И с этими словами он простился, тем более поспешно, что у ворот позвонили мать и сестры как раз в ту минуту, когда он встал и собрался уходить.
Он покинул меня в самом крайнем смятении мыслей; и он ясно видел это на другой день и всю неделю, но все не мог найти случая заговорить со мной от того вторника до самого воскресенья, когда я, чувствуя себя не совсем здоровой, не пошла в церковь, а он, выдумав какой-то предлог, остался дома.
И этот раз он пробыл у меня целых полтора часа, и мы снова спорили, выставляя друг другу те же доводы, так что повторять здесь этот разговор нет смысла; наконец я, разгорячившись, спросила, какого же он мнения о моей стыдливости, если способен предположить, что я соглашусь быть в связи с двумя братьями, и заверила его, что это невозможно. Если даже он скажет мне, добавила я, что никогда меня больше не увидит — страшнее чего для меня могла быть одна только смерть, — то и тогда я ни за что не пойду на такую бесчестную для меня и низкую для него сделку; поэтому, если у него осталась хоть капля уважения или любви ко мне, умоляла я, пусть он мне больше об этом не говорит или же пусть обнажит шпагу и убьет меня. Он был поражен моим упрямством, как он выразился; сказал, что я жестока и к нему, и к себе, что беда стряслась неожиданно для нас обоих, но он не видит другого способа спастись от гибели, почему мое поведение кажется ему еще более жестоким. Однако, если я запрещаю говорить об этом, прибавил он с необычной холодностью, то нам вообще не о чем разговаривать — и с этими словами встал, чтобы проститься. Я тоже встала с напускным равнодушием, но когда он подошел ко мне, — как бы для прощального поцелуя, я так исступленно разрыдалась, что, даже если бы хотела, не могла сказать ни слова и только сжала ему руку, точно прощаясь, а слезы ручьем текли из глаз.
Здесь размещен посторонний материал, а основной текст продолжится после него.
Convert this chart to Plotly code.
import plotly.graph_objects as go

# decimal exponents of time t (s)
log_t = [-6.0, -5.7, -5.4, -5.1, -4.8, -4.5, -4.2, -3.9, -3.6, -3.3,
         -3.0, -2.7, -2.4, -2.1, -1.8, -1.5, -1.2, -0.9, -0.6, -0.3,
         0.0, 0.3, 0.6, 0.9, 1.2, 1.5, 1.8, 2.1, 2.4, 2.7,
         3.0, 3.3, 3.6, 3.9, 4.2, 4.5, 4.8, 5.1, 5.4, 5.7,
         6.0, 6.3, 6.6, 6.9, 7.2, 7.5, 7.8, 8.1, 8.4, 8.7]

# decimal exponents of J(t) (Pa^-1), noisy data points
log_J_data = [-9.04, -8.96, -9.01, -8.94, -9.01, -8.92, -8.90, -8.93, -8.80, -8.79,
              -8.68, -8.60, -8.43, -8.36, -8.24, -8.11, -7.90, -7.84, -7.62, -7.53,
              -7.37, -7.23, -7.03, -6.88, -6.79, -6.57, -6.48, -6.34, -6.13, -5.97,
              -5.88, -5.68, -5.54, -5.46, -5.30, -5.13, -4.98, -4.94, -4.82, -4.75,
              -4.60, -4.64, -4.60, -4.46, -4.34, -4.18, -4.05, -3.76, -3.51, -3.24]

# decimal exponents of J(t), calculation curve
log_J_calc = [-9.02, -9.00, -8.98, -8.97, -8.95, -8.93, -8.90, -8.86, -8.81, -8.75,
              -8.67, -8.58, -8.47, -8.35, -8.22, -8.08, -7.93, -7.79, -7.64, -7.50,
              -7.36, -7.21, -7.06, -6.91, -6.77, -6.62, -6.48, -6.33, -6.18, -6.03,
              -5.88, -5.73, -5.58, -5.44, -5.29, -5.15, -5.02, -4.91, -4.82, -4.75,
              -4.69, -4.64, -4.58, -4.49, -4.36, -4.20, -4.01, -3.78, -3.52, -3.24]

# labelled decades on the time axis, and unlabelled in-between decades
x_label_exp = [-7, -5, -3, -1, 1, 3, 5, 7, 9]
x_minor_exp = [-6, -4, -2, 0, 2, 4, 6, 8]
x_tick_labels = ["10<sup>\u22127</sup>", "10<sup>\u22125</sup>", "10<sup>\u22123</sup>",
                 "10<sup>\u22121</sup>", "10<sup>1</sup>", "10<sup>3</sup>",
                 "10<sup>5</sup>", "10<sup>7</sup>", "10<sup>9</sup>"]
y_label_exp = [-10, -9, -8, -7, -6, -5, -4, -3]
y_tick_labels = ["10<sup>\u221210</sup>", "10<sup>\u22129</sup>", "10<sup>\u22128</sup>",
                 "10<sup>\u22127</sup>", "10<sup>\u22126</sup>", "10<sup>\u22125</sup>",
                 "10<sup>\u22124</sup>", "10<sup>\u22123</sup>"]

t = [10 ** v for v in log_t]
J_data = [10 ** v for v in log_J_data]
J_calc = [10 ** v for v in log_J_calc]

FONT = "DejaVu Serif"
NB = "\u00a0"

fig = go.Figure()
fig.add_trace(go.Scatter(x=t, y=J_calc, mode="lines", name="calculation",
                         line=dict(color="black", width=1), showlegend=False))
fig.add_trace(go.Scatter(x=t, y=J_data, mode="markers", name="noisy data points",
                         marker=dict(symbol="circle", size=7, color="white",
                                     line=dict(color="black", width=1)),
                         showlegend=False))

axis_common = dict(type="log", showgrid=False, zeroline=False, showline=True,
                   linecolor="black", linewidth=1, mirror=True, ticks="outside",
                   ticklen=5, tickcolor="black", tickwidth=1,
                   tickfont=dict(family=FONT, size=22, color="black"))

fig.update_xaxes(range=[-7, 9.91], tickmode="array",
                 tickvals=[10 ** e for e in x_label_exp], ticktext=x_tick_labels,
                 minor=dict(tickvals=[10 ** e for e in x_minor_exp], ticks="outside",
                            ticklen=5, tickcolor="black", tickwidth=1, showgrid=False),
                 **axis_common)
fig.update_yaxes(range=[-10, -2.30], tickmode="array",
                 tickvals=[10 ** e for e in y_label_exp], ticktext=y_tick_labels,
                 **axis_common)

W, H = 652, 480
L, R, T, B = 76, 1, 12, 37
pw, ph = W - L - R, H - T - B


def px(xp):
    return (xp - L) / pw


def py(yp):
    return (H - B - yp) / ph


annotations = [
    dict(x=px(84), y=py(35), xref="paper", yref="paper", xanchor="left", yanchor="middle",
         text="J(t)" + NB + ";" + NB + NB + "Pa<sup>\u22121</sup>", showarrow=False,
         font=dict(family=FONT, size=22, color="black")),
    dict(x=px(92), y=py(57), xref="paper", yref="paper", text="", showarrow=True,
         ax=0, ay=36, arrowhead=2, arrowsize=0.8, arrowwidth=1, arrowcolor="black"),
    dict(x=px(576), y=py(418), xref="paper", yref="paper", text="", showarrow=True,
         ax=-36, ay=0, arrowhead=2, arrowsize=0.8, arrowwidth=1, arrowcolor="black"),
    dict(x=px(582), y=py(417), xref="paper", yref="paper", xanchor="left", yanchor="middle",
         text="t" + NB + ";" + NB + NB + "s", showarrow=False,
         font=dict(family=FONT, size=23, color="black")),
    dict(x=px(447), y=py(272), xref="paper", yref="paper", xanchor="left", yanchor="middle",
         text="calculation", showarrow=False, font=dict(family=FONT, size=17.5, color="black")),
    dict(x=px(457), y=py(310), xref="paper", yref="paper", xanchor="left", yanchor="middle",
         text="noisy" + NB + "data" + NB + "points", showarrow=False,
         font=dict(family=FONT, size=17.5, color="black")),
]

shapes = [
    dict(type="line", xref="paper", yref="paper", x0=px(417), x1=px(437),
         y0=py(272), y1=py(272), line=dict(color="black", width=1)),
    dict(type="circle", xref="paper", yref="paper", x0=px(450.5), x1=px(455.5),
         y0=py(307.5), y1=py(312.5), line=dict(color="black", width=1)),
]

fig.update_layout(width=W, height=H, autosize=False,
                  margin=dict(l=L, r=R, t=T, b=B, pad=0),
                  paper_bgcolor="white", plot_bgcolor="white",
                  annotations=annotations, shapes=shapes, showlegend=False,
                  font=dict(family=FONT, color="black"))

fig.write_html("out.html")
Сцена эта сильно взволновала его, он снова сел и принялся нежно утешать меня, настаивая, однако, на необходимости принять его предложение; впрочем, уверял, что, если даже я откажусь, он по-прежнему будет содержать меня, но ясно давал понять, что будет отказывать мне в главном — даже как любовнице, ибо считал бесчестным поддерживать связь с женщиной, которая рано или поздно может стать женой его брата.
То, что я теряла в нем любовника, не было для меня таким огорчением, как потеря его самого, ибо я действительно любила его до безумия, а также гибель моих заветных надежд стать со временем его женой. Все это так меня удручало, что я слегла, у меня началась жесточайшая горячка, и долго никто в семье не чаял видеть меня в живых.
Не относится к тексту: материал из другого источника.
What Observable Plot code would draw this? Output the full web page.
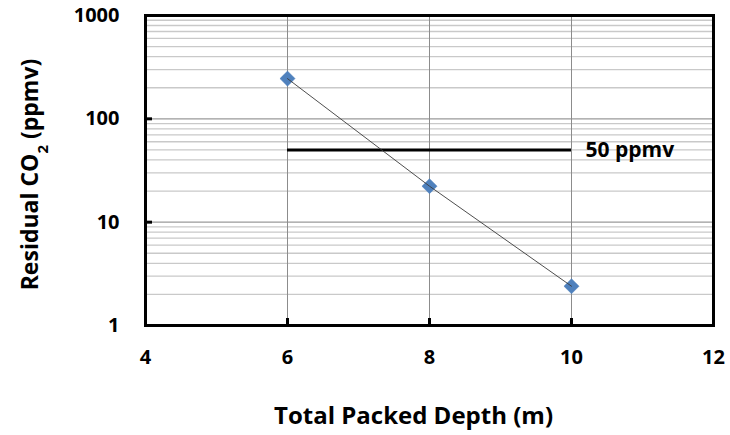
<!DOCTYPE html>
<html>
<head>
<meta charset="utf-8">
<script src="https://cdn.jsdelivr.net/npm/d3@7"></script>
<script src="https://cdn.jsdelivr.net/npm/@observablehq/plot@0.6"></script>
<style>
  html, body { margin: 0; padding: 0; background: #fff; }
  #chart { width: 730px; height: 435px; }
  svg { font-family: "Open Sans", Lato, sans-serif; }
</style>
</head>
<body>
<div id="chart"></div>
<script>
// ---- data ----
const depths = [6, 8, 10];
const co2 = [245, 22.3, 2.4];
const limitValue = 50;
const limitStart = 6;
const limitEnd = 10;
const limitLabel = "50 ppmv";
const xTicks = [4, 6, 8, 10, 12];
const xGrid = [6, 8, 10];
const yTicks = [1, 10, 100, 1000];
const yMajorGrid = [10, 100];
const yMinorGrid = [2,3,4,5,6,7,8,9,20,30,40,50,60,70,80,90,200,300,400,500,600,700,800,900];
const xDomain = [4, 12];
const yDomain = [1, 1000];
const xTitle = "Total Packed Depth (m)";
const yTitleMain = "Residual CO";
const yTitleSub = "2";
const yTitleEnd = " (ppmv)";

const points = depths.map((d, i) => ({depth: d, co2: co2[i]}));
const FONT = "'Open Sans', Lato, sans-serif";

const plot = Plot.plot({
  width: 730,
  height: 435,
  marginLeft: 145,
  marginRight: 17,
  marginTop: 15,
  marginBottom: 110,
  style: {fontFamily: FONT, background: "#fff"},
  x: {domain: xDomain},
  y: {type: "log", domain: yDomain},
  marks: [
    Plot.ruleY(yMinorGrid, {stroke: "#c9c9c9", strokeWidth: 1.3}),
    Plot.ruleY(yMajorGrid, {stroke: "#9a9a9a", strokeWidth: 1.2}),
    Plot.ruleX(xGrid, {stroke: "#8c8c8c", strokeWidth: 1}),
    Plot.ruleY([limitValue], {x1: limitStart, x2: limitEnd, stroke: "black", strokeWidth: 3}),
    Plot.text([limitLabel], {x: limitEnd, y: limitValue, text: d => d, textAnchor: "start", dx: 14, fontSize: 21, fontWeight: "bold", fill: "black", className: "limit-label"}),
    Plot.dot(points, {x: "depth", y: "co2", symbol: "diamond2", r: 6.8, fill: "#4f81bd", stroke: "#4f81bd", strokeWidth: 0.5}),
    Plot.line(points, {x: "depth", y: "co2", stroke: "#3a3a3a", strokeWidth: 0.9}),
    // inward tick marks
    Plot.ruleX(xGrid, {y1: () => yDomain[0], y2: () => yDomain[0], insetTop: -7, stroke: "black", strokeWidth: 3}),
    Plot.ruleY(yMajorGrid, {x1: () => xDomain[0], x2: () => xDomain[0], insetRight: -7, stroke: "black", strokeWidth: 3}),
    Plot.frame({stroke: "black", strokeWidth: 3}),
    Plot.axisX({ticks: xTicks, tickSize: 0, tickPadding: 24, fontSize: 20, fontWeight: "bold", label: null, tickFormat: d => String(d)}),
    Plot.axisY({ticks: yTicks, tickSize: 0, tickPadding: 26, fontSize: 20, fontWeight: "bold", label: null, tickFormat: d => String(d)}),
    Plot.text([xTitle], {frameAnchor: "bottom", dx: -16, dy: 98, text: d => d, fontSize: 24, fontWeight: "bold", fill: "black"}),
    Plot.text([yTitleMain], {frameAnchor: "left", dx: -115, dy: 4, rotate: -90, textAnchor: "middle", text: d => d, fontSize: 23, fontWeight: "bold", fill: "black", className: "ytitle"})
  ]
});

document.getElementById("chart").appendChild(plot);

// y-axis title with subscript
const yt = d3.select(plot).select("g.ytitle text");
yt.text(null);
yt.append("tspan").text(yTitleMain);
yt.append("tspan").attr("baseline-shift", "sub").attr("font-size", 15).text(yTitleSub);
yt.append("tspan").text(yTitleEnd);

// white box behind limit label
const lt = d3.select(plot).select("g.limit-label text");
const bb = lt.node().getBBox();
d3.select(lt.node().parentNode).insert("rect", "text")
  .attr("x", bb.x - 13).attr("y", bb.y - 10)
  .attr("width", bb.width + 38).attr("height", bb.height + 18)
  .attr("fill", "white");
</script>
</body>
</html>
И правда, было мне очень плохо и я часто бредила, но ничто так меня не угнетало, как боязнь сказать в бреду что-нибудь такое, что могло ему повредить. При этом я сильно мучилась желанием видеть его, и он тоже очень хотел меня видеть, потому что любил меня страстно; но это было неосуществимо; ни у него, ни у меня не было ни малейшей возможности устроить свидание.
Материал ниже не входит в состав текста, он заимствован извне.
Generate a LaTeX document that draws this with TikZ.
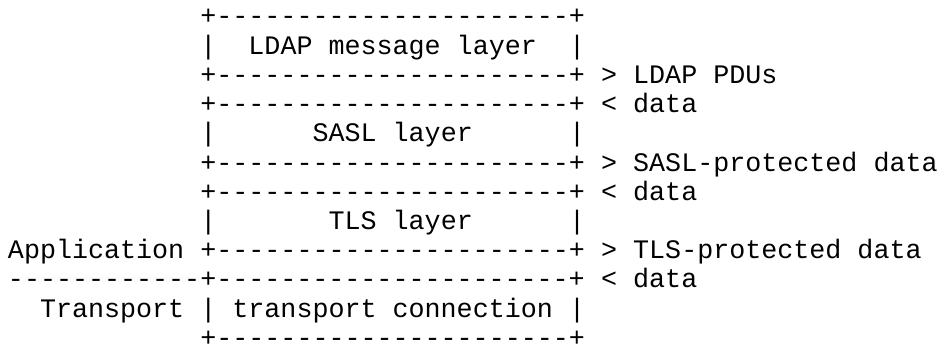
\documentclass[tikz,border=0pt]{standalone}
\usepackage{fontspec}
\setmonofont{Liberation Mono}
\usepackage{tikz}
\usepackage{xcolor}

% one unit = one character cell (x) and one text line (y)
\tikzset{
  txt/.style={anchor=base west, inner sep=0pt, outer sep=0pt,
              font=\fontsize{26.7}{29.2}\selectfont\ttfamily}
}

\begin{document}
\begin{tikzpicture}[x=16.03pt,y=-29.2pt]
	\useasboundingbox (-0.499,0.144) rectangle (57.95,12.027);
	% LDAP message layer
	\node[txt] (top1) at (12,1) {+----------------------+};
	\node[txt] (ldapl) at (12,2) {|};
	\node[txt] (ldap) at (15,2) {LDAP message layer};
	\node[txt] (ldapr) at (35,2) {|};
	\node[txt] (bot1) at (12,3) {+----------------------+};
	\node[txt] (pdus) at (37,3) {> LDAP PDUs};
	% SASL layer
	\node[txt] (top2) at (12,4) {+----------------------+};
	\node[txt] (data1) at (37,4) {< data};
	\node[txt] (sasll) at (12,5) {|};
	\node[txt] (sasl) at (19,5) {SASL layer};
	\node[txt] (saslr) at (35,5) {|};
	\node[txt] (bot2) at (12,6) {+----------------------+};
	\node[txt] (sasld) at (37,6) {> SASL-protected data};
	% TLS layer
	\node[txt] (top3) at (12,7) {+----------------------+};
	\node[txt] (data2) at (37,7) {< data};
	\node[txt] (tlsl) at (12,8) {|};
	\node[txt] (tls) at (20,8) {TLS layer};
	\node[txt] (tlsr) at (35,8) {|};
	\node[txt] (app) at (0,9) {Application};
	\node[txt] (bot3) at (12,9) {+----------------------+};
	\node[txt] (tlsd) at (37,9) {> TLS-protected data};
	% transport
	\node[txt] (split) at (0,10) {------------+----------------------+};
	\node[txt] (data3) at (37,10) {< data};
	\node[txt] (trans) at (2,11) {Transport};
	\node[txt] (connl) at (12,11) {|};
	\node[txt] (conn) at (14,11) {transport connection};
	\node[txt] (connr) at (35,11) {|};
	\node[txt] (bot4) at (12,12) {+----------------------+};
\end{tikzpicture}
\end{document}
Уже около пяти недель я лежала в постели; и хотя через три недели горячка моя начала спадать, но по временам приступы ее возобновлялись. Несколько раз доктора говорили, что они больше ничего не в состоянии сделать для меня и борьбу с болезнью нужно предоставить природе, лишь помогая этой последней укрепляющими средствами. Через пять недель мне стало лучше, но я была так слаба, так изменилась и поправлялась так медленно, что доктора боялись, как бы у меня не началась чахотка; больше всего раздражало меня высказанное ими мнение, что я чем-то угнетена, что что-то меня мучит, словом, что я влюблена. Весь дом принялся осаждать меня расспросами, действительно ли я влюблена и в него, но я всячески это отрицала.